== Instructions to follow ==
Go over the entries below line by line, copying each one that contains the word "Output".

Records with drawing code:
<<<<

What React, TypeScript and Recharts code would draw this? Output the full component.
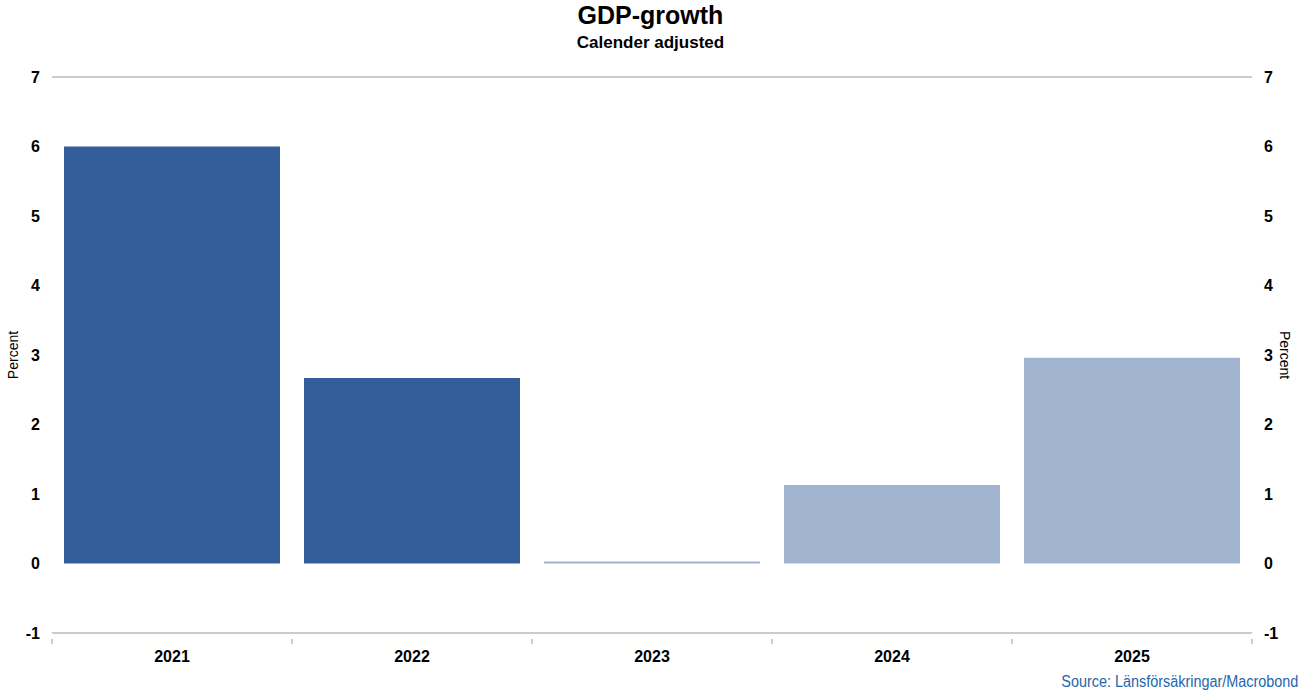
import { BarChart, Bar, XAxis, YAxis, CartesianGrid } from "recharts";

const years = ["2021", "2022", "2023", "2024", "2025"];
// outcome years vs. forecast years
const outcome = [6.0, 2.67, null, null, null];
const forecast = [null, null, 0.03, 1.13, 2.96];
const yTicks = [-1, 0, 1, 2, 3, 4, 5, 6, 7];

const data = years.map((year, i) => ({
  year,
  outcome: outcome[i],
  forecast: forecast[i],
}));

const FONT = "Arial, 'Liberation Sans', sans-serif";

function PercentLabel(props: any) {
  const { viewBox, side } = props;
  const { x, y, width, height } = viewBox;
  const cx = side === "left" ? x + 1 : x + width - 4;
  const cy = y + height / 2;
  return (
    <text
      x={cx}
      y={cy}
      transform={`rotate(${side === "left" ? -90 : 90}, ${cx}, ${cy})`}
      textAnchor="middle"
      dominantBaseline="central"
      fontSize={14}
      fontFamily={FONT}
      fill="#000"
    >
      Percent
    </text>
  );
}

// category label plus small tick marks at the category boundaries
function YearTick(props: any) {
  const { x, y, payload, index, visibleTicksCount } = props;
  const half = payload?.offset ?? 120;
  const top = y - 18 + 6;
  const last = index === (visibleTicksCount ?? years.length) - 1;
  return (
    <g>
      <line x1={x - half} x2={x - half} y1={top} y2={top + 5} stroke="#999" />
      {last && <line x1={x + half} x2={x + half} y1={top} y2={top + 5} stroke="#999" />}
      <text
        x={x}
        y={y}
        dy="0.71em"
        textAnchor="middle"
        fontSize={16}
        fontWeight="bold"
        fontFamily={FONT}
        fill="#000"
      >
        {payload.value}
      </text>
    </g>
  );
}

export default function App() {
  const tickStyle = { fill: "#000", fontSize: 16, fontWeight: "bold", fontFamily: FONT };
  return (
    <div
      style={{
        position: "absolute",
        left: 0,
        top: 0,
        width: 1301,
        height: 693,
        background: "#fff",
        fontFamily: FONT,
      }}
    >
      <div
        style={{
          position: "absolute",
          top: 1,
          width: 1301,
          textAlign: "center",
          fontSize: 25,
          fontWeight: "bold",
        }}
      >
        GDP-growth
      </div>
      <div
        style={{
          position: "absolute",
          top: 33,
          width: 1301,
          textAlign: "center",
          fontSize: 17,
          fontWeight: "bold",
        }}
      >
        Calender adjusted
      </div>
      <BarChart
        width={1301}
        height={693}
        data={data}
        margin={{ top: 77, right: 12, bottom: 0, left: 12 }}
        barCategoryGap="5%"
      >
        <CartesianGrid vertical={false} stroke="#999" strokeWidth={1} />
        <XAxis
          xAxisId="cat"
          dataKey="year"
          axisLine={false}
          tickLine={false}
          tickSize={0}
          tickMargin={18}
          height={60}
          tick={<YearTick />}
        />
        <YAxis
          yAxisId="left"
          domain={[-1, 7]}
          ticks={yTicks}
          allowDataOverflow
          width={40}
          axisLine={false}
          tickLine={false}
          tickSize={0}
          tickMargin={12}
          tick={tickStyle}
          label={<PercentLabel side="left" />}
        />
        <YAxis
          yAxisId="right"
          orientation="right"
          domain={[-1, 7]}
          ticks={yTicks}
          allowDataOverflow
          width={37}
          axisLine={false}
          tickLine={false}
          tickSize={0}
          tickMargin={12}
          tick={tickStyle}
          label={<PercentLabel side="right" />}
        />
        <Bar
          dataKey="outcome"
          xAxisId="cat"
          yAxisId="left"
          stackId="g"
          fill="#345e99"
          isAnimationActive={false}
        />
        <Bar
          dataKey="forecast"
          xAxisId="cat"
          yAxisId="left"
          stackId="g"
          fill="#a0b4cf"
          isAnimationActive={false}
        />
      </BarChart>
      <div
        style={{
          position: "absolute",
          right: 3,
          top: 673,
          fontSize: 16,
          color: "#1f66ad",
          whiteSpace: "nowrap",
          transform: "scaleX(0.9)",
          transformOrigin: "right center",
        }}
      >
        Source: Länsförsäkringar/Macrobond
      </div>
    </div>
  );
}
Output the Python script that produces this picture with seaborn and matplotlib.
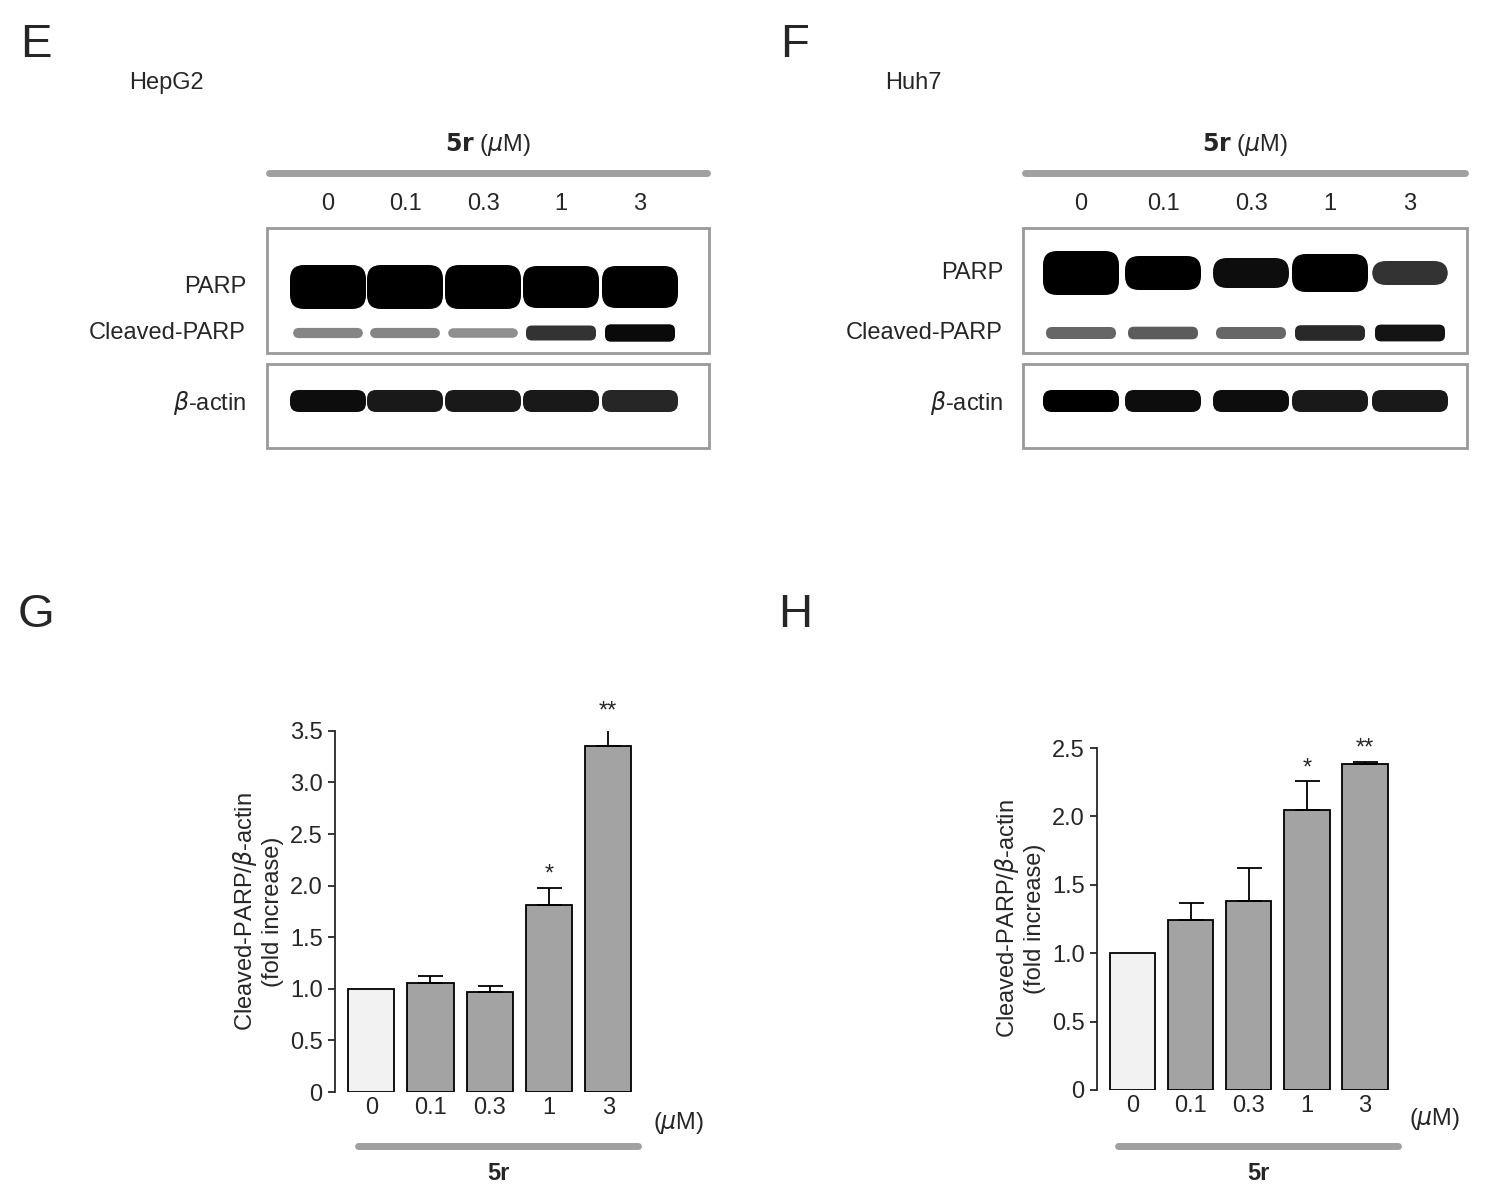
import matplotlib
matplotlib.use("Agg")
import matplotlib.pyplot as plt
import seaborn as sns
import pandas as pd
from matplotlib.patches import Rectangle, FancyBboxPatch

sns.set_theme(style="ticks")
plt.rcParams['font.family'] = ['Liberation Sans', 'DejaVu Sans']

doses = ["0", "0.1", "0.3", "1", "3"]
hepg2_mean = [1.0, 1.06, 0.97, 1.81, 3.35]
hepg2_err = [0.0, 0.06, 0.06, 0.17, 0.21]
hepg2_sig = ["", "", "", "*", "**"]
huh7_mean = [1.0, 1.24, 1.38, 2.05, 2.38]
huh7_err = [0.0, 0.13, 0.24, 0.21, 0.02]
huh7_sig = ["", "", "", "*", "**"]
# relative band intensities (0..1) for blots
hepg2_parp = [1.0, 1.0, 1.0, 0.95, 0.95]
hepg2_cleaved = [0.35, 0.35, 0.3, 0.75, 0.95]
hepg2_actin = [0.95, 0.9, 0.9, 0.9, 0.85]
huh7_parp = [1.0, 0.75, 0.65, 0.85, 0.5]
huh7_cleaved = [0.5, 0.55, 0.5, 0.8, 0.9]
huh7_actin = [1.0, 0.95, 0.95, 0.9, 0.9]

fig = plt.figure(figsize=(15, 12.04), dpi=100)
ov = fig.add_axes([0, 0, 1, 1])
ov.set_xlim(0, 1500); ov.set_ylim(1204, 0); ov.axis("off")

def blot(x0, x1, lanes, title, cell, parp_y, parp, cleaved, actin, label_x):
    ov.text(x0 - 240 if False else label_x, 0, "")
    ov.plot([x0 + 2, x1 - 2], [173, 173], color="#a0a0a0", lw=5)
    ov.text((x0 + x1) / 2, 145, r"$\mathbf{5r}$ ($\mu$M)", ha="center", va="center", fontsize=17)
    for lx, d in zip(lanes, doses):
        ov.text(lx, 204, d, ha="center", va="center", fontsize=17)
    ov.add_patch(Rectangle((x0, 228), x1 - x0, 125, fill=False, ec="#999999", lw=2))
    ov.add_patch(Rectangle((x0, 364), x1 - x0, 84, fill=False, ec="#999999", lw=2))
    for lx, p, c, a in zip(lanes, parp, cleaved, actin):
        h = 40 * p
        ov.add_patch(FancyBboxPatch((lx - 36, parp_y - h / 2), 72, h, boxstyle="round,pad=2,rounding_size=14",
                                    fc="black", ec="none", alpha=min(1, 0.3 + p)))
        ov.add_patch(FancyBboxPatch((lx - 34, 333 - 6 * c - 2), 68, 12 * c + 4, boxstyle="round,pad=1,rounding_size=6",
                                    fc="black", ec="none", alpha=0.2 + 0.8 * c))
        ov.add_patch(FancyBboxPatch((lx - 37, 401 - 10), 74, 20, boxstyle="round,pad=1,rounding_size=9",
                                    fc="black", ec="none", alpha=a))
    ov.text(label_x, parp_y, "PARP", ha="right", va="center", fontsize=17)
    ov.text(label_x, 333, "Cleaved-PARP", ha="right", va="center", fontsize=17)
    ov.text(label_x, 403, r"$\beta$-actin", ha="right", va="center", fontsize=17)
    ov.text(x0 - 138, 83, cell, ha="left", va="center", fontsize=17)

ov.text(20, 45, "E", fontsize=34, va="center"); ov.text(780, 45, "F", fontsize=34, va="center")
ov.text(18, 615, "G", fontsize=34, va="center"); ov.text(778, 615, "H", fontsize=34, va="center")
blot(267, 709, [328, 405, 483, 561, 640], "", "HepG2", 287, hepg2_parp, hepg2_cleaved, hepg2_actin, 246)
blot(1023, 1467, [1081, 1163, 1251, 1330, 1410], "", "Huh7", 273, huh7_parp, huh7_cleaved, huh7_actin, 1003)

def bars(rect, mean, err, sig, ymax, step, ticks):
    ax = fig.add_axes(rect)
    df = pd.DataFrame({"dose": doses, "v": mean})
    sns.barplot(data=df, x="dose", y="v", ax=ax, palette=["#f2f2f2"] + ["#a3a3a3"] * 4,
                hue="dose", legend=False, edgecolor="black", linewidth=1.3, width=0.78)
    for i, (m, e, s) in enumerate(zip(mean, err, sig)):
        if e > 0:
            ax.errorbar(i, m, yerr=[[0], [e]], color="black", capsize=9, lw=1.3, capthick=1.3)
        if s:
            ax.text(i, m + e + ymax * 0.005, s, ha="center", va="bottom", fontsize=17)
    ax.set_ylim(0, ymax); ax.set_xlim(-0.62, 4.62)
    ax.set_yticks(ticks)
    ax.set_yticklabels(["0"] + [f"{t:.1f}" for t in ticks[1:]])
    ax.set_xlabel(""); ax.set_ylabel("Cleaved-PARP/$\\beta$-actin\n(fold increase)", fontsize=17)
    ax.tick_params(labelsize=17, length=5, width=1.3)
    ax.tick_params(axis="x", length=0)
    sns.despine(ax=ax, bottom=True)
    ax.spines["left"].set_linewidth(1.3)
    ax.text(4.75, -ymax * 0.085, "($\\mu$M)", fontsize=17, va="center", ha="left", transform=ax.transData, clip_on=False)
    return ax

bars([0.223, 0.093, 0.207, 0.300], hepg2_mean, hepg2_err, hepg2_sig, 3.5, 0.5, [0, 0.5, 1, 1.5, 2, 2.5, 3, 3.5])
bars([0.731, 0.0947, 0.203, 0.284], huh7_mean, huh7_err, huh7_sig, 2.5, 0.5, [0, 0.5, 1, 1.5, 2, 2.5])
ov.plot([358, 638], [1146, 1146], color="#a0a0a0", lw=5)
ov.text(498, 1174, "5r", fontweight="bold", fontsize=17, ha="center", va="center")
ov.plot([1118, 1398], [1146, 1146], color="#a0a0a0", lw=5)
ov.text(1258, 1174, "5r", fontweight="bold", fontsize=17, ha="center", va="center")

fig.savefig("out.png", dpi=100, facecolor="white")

>>>>

== Problem solution ==
What React, TypeScript and Recharts code would draw this? Output the full component.
Output the Python script that produces this picture with seaborn and matplotlib.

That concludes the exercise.